Jenny It would have been nice to be around during the Noel Coward/Ivor Novello era too. Except for the war – that, not so much.
John Jenny and Adam, you are bang on the money with both of those. Although in some respects I think the most exciting time might be in five, 10, 20 years’ time – if things keeps moving in the right direction.
Jenny Fingers crossed – if the funding doesn’t disappear entirely and we don’t end up living in a post-Trump horror movie…
John That would be a great movie.
Jon My dad worked with an octogenarian actor in the 1960s who remembered the time before agents and casting directors.
Jenny Ooh, what was that like?
Jon Apparently you’d just go to your club, look at the noticeboard, and if a theatre somewhere was doing one of ‘your’ plays, you’d get on the train. Only if you were a man.
John Bloody hell.
Adam Lovely. “Hello, I’m here to play Othello…”
Jenny A gentleman’s club, I presume, Jon?
Jon Yes, I’m afraid it only worked if you were a man. For women it was more a case of visiting a producer’s office, which has its echoes to this day, of course.
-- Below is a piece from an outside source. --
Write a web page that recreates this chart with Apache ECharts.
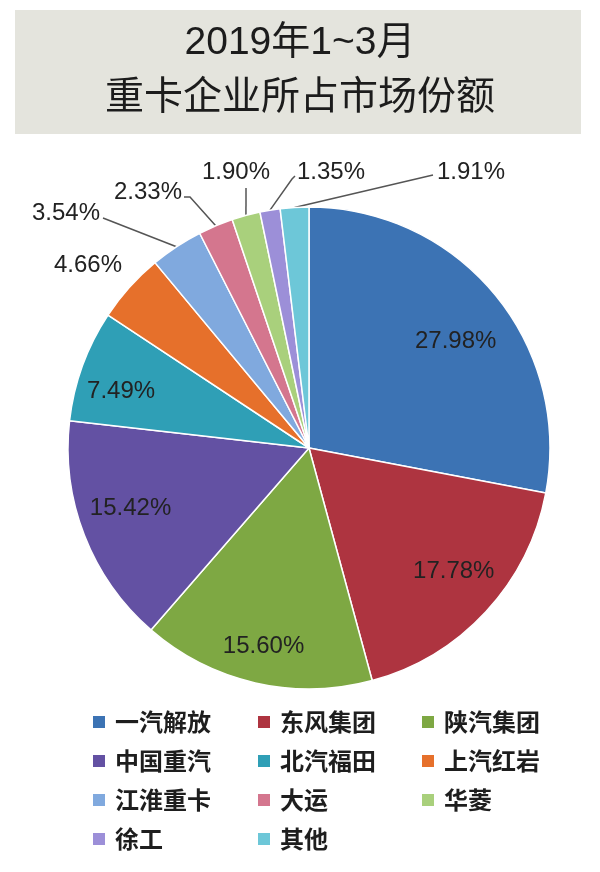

Jenny I love reading and learning about productions of yore and realising that nothing much has changed. I love the backstage and dressing-room scenes in Topsy-Turvy.
Jon I’m fascinated by long-lasting pieces of business, too. There’s a moment in Guys and Dolls where Nathan, Benny and Nicely are singing The Oldest Established and suddenly the whole ensemble comes in. When I did it, the choreographer asked us to turn to leave then swivel on our heels as we saw the chorus coming towards us. She said: “This has been in every production of this show there has ever been” and she was only half-joking.
Jenny It’s all fabulous.
Jon Nobody wants to be a Greek, then? Waiting for the new Euripides and getting your mask on?
Jenny Mmmm. Togas.
Jon I’m also going to put in a word for 1950s Broadway. Arthur Miller, Tennessee Williams, Guys and Dolls (again), West Side Story.
John Oh yeah, of course.
Adam Very good shout. I’d grab that for sure.
Jenny Now I’m daydreaming about being in the original cast of a Sondheim.
Jon Have you seen Best Worst Thing That Ever Could Have Happened…? It’s a documentary about the original, failed production of Merrily We Roll Along. It’s amazing.
Jenny It is amazing and devastating. I wept like a baby.
Adam Ooh, I have to watch that.
Albert I think that starting a career now is one hell of an uphill task. I take my hat off to everybody who is graduating this year into an increasingly uncertain world where sustaining a career is the real problem.